After the Zohan DVD got wonky 50 minutes into the movie, the waiting lounge’s receptionist had to pop in a new disc for everyone’s (actually, I was the only one around in the waiting lounge) viewing pleasure.

Press play The Artist.

I wasn’t sure if I was ready to watch the most talked-about film leading to the Oscars, but my butt was stuck to where I was seated which was right across the flat screen TV and I failed to convince myself to move out of the seat hence ended up watching the contemporary silent film.

The fact that it was a silent film in black and white didn’t turn me off as most “kids” my age were feeling about it since I grew up seeing clips of silent black and white movies by way of Charlie Chaplin and Mickey Mouse (as to how I did, I do not remember).  And the last film I got invested in was 1957’s 12 Angry Men and the fact that I’m not huge on CGI,  it was easy to muster enough energy for this.

The first scene made me feel like as if I was watching a legit silent film from the AFI archives.  I’m not sure if it felt cool or if it felt eerie.  Maybe both.

I had no clue what I was up for until I recognized John Goodman(he slimmed down!) and hearing that this won under the comedy category I thought I must be in for some laughs.  Boy was I wrong!  I barely laughed and I broke down 3 times! In an office waiting lounge!

So onto the film.

I can divide the film into two parts.  First part was all about how the film introduces the conflict(upto the part where John Goodman’s character tells George Valentin, a celebrated silent actor, that talkies was the future of film) while the second part was all about stitching cliches(starts when George Valentin says he’s not having any of that “future”).  From that point on I knew where the story was headed and was eager to spot parts that I had predicted (I predicted Uggy the dog being pawned off so Mr. Valentin can buy another bottle of liquor which never happened thank God or else my breakdown-and-cry count for this film would have been 4).

Using the word “cliche” to describe the 2nd half  might make the movie sound less appealing to whoever is reading this but this is actually the part where all the impeccable acting chops come out.  Just zoom into Jean Du Jardin’s eyes for most part of the film and you’ll still get pierced by the emotion he was conveying.   He was that impeccable. 

I’ve to give props to Penelope Ann Miller who played Doris the protagonist’s wife.  Although her scenes were short, her series of subtle and authentic 1920s depiction of marital disappointment made me feel for her.  A clap-worthy scene was when her character could no longer fathom the feeling of being forsaken,  she throws a fit and a newspaper to hit Uggy and was accurately horrified after realizing what she just had done.  I went from an Uggy fangirl to #teamDoris.  I understood her.  I empathized with her.

And how can you not go awwwwww for Clifton the chauffeur?
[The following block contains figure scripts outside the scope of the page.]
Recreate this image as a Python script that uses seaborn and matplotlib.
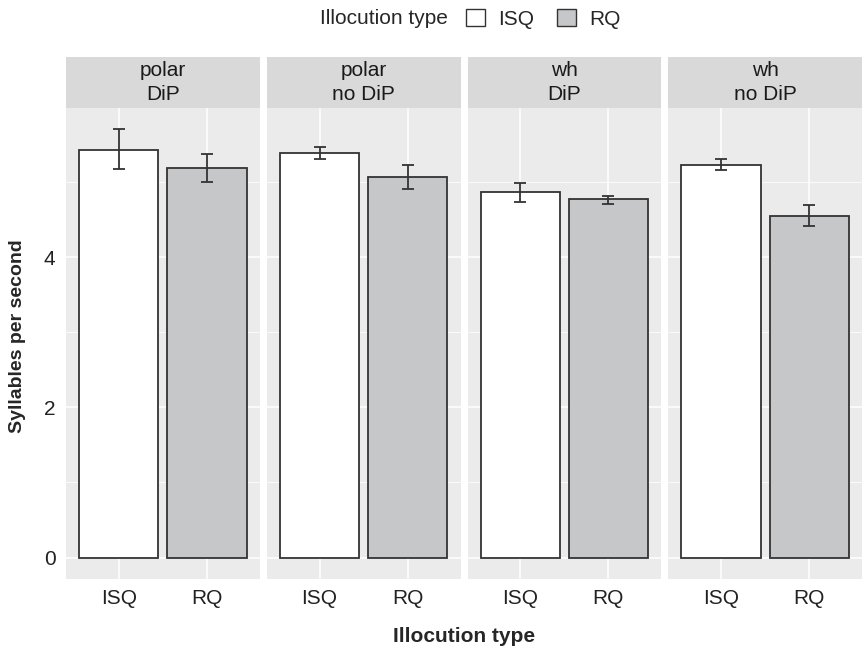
import numpy as np
import pandas as pd
import matplotlib
matplotlib.use('Agg')
import matplotlib.pyplot as plt
from matplotlib.patches import Patch, Rectangle
import seaborn as sns

# ── DATA ──────────────────────────────────────────────────
PANELS = ['polar\nDiP', 'polar\nno DiP', 'wh\nDiP', 'wh\nno DiP']
ILLOCUTION = ['ISQ', 'RQ']
ISQ_MEAN = [5.43, 5.39, 4.87, 5.23]
ISQ_LOW  = [5.17, 5.31, 4.74, 5.16]
ISQ_HIGH = [5.70, 5.46, 4.99, 5.30]
RQ_MEAN  = [5.19, 5.07, 4.77, 4.55]
RQ_LOW   = [5.00, 4.91, 4.71, 4.41]
RQ_HIGH  = [5.37, 5.22, 4.81, 4.70]
Y_TICKS = [0, 2, 4]

df = pd.DataFrame({
    'panel': PANELS * 2,
    'type': ['ISQ'] * 4 + ['RQ'] * 4,
    'mean': ISQ_MEAN + RQ_MEAN,
    'low': ISQ_LOW + RQ_LOW,
    'high': ISQ_HIGH + RQ_HIGH,
})

# ── STYLE ─────────────────────────────────────────────────
sns.set_style('white')
plt.rcParams['font.family'] = ['Liberation Sans', 'DejaVu Sans']
FS = 15
COLORS = {'ISQ': '#FFFFFF', 'RQ': '#C6C7C9'}
EDGE = '#333333'
PANEL_BG = '#EBEBEB'
STRIP_BG = '#D9D9D9'

W, H = 863, 650
fig = plt.figure(figsize=(W / 100, H / 100), dpi=100)

left0, right_end, gap = 66, 862, 7
pw = (right_end - left0 - 3 * gap) / 4
top, bottom, strip_top = 108, 579, 57
ymax_data = max(ISQ_HIGH + RQ_HIGH)
ylim = (-0.05 * ymax_data, ymax_data * 1.05)

for i, panel in enumerate(PANELS):
    x0 = left0 + i * (pw + gap)
    ax = fig.add_axes([x0 / W, (H - bottom) / H, pw / W, (bottom - top) / H])
    ax.set_facecolor(PANEL_BG)
    sub = df[df['panel'] == panel]
    sns.barplot(data=sub, x='type', y='mean', hue='type', order=ILLOCUTION,
                palette=COLORS, edgecolor=EDGE, linewidth=1.3, width=0.9,
                errorbar=None, legend=False, ax=ax, zorder=3)
    ax.errorbar(np.arange(len(ILLOCUTION)), sub['mean'],
                yerr=[sub['mean'] - sub['low'], sub['high'] - sub['mean']],
                fmt='none', ecolor=EDGE, elinewidth=1.3, capsize=4,
                capthick=1.3, zorder=4)
    ax.set_xlim(-0.6, 1.6)
    ax.set_ylim(*ylim)
    # grid: major and minor
    for y in Y_TICKS:
        ax.axhline(y, color='white', lw=1.1, zorder=1)
    for y in [1, 3, 5]:
        ax.axhline(y, color='white', lw=0.55, zorder=1)
    for x in range(len(ILLOCUTION)):
        ax.axvline(x, color='white', lw=1.1, zorder=1)
    for s in ax.spines.values():
        s.set_visible(False)
    ax.set_xlabel('')
    ax.set_ylabel('')
    ax.tick_params(axis='both', length=3.5, width=0.8, color='#333333',
                   labelsize=FS, labelcolor='#222222', pad=4)
    ax.set_yticks(Y_TICKS)
    if i > 0:
        ax.tick_params(axis='y', left=False, labelleft=False)
    # strip
    fig.patches.append(Rectangle((x0 / W, (H - top) / H), pw / W,
                                 (top - strip_top) / H, transform=fig.transFigure,
                                 facecolor=STRIP_BG, edgecolor='none'))
    fig.text((x0 + pw / 2) / W, (H - (top + strip_top) / 2) / H, panel,
             ha='center', va='center', fontsize=FS, color='#1A1A1A',
             linespacing=1.4)

fig.text(18 / W, (H - 336) / H, 'Syllables per second',
         rotation=90, ha='center', va='center', fontsize=14, fontweight='bold')
fig.text((left0 + right_end) / 2 / W, (H - 637) / H, 'Illocution type',
         ha='center', va='center', fontsize=FS, fontweight='bold')

# legend on top
handles = [Patch(facecolor=COLORS[t], edgecolor=EDGE, linewidth=1.0) for t in ILLOCUTION]
fig.text(448 / W, (H - 19) / H, 'Illocution type', ha='right', va='center', fontsize=FS)
fig.legend(handles, ILLOCUTION, loc='center left', bbox_to_anchor=(466 / W, (H - 19) / H),
           ncol=2, frameon=False, fontsize=FS, handlelength=0.9, handleheight=0.85,
           handletextpad=0.65, columnspacing=1.1, borderpad=0, borderaxespad=0)

plt.savefig('out.png', dpi=100, facecolor='white')
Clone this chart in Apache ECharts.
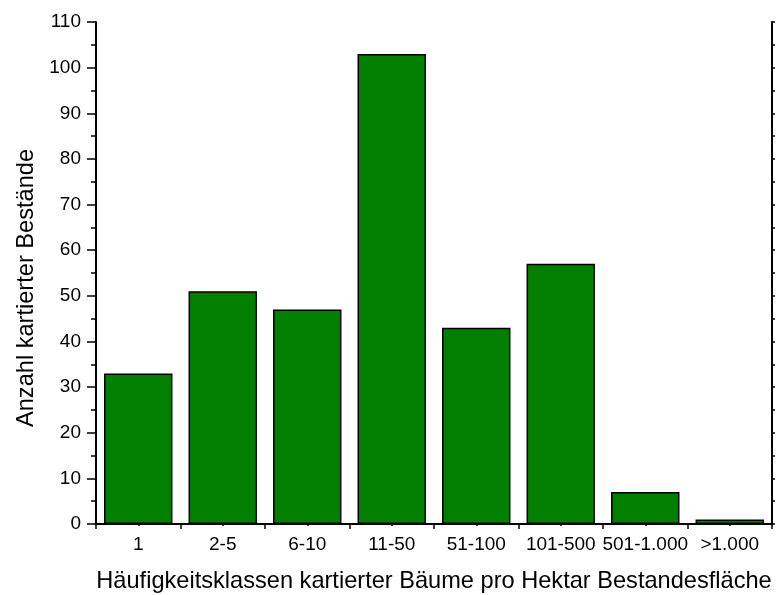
<!DOCTYPE html>
<html><head><meta charset="utf-8">
<script src="https://cdn.jsdelivr.net/npm/echarts@6/dist/echarts.min.js"></script>
<style>html,body{margin:0;padding:0;background:#fff}#c{width:778px;height:595px}</style>
</head><body><div id="c"></div>
<script>
const categories = ['1','2-5','6-10','11-50','51-100','101-500','501-1.000','>1.000'];
const counts = [33, 51, 47, 103, 43, 57, 7, 1];
const xTitle = 'Häufigkeitsklassen kartierter Bäume pro Hektar Bestandesfläche';
const yTitle = 'Anzahl kartierter Bestände';

const font = 'Liberation Sans, Arial, sans-serif';
const chart = echarts.init(document.getElementById('c'), null, {renderer:'canvas'});
const axisLine = {show:true, lineStyle:{color:'#000', width:2}};
chart.setOption({
  animation:false,
  backgroundColor:'#fff',
  grid:{left:96, right:6, top:22, bottom:71, containLabel:false, outerBoundsMode:'none'},
  xAxis:[{
    type:'category', data:categories, position:'bottom',
    axisLine:axisLine,
    axisTick:{show:true, inside:false, length:5, lineStyle:{color:'#000', width:1.5}},
    axisLabel:{color:'#000', fontSize:19, fontFamily:font, margin:11, interval:0},
    name:xTitle, nameLocation:'middle', nameGap:45,
    nameTextStyle:{color:'#000', fontSize:23.6, fontFamily:font},
    splitLine:{show:false}
  },{
    type:'value', position:'top', min:0, max:16, interval:1,
    axisLine:axisLine,
    axisTick:{show:true, inside:true, length:2, lineStyle:{color:'#000', width:1.5}},
    axisLabel:{show:false}, splitLine:{show:false}
  }],
  yAxis:[{
    type:'value', min:0, max:110, interval:10, position:'left',
    axisLine:axisLine,
    axisTick:{show:true, inside:false, length:9, lineStyle:{color:'#000', width:1.5}},
    minorTick:{show:true, splitNumber:2, length:5, lineStyle:{color:'#000', width:1.5}},
    axisLabel:{color:'#000', fontSize:19, fontFamily:font, margin:15},
    name:yTitle, nameLocation:'middle', nameGap:58, nameRotate:90,
    nameTextStyle:{color:'#000', fontSize:23.6, fontFamily:font, padding:[0,30,0,0]},
    splitLine:{show:false}
  },{
    type:'value', min:0, max:110, interval:10, position:'right',
    axisLine:axisLine,
    axisTick:{show:true, inside:false, length:3, lineStyle:{color:'#000', width:1.5}},
    minorTick:{show:true, splitNumber:2, length:3, lineStyle:{color:'#000', width:1.5}},
    axisLabel:{show:false}, splitLine:{show:false}
  }],
  series:[{
    type:'bar', data:counts, xAxisIndex:0, yAxisIndex:0,
    barCategoryGap:'19%',
    itemStyle:{color:'#007f00', borderColor:'#000', borderWidth:1.5}
  }]
});
</script></body></html>
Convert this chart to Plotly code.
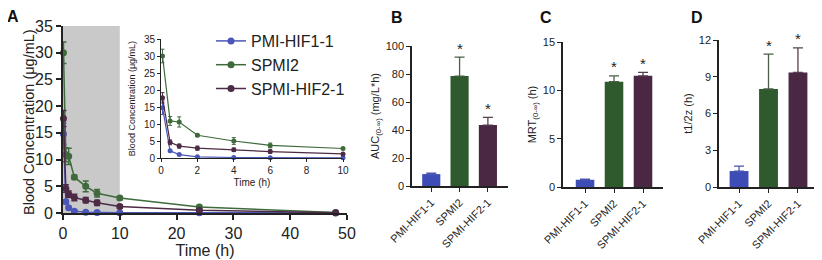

Yeah, ’cause that’s all what I really did everytime he came out.

It’s not a complicated story with twists you can’t wait to come your way nor is it visually ground breaking that could all potentially lead to a cinematic orgasm(say whut?).  And although there were times when I found some confused acting, whether to be authentic to the era or act as is, where is(as Filipino actress Eugene Domingo puts it in Ang Babae sa Septic Tank and yes I’m talking about you Ms. Bejo),  The Artist is a definite actor’s showcase with a clear handling of a conflict we can all relate to at some point in our lives.  Simply put, it is a pleasurable film to watch that pays homage to the lost craft.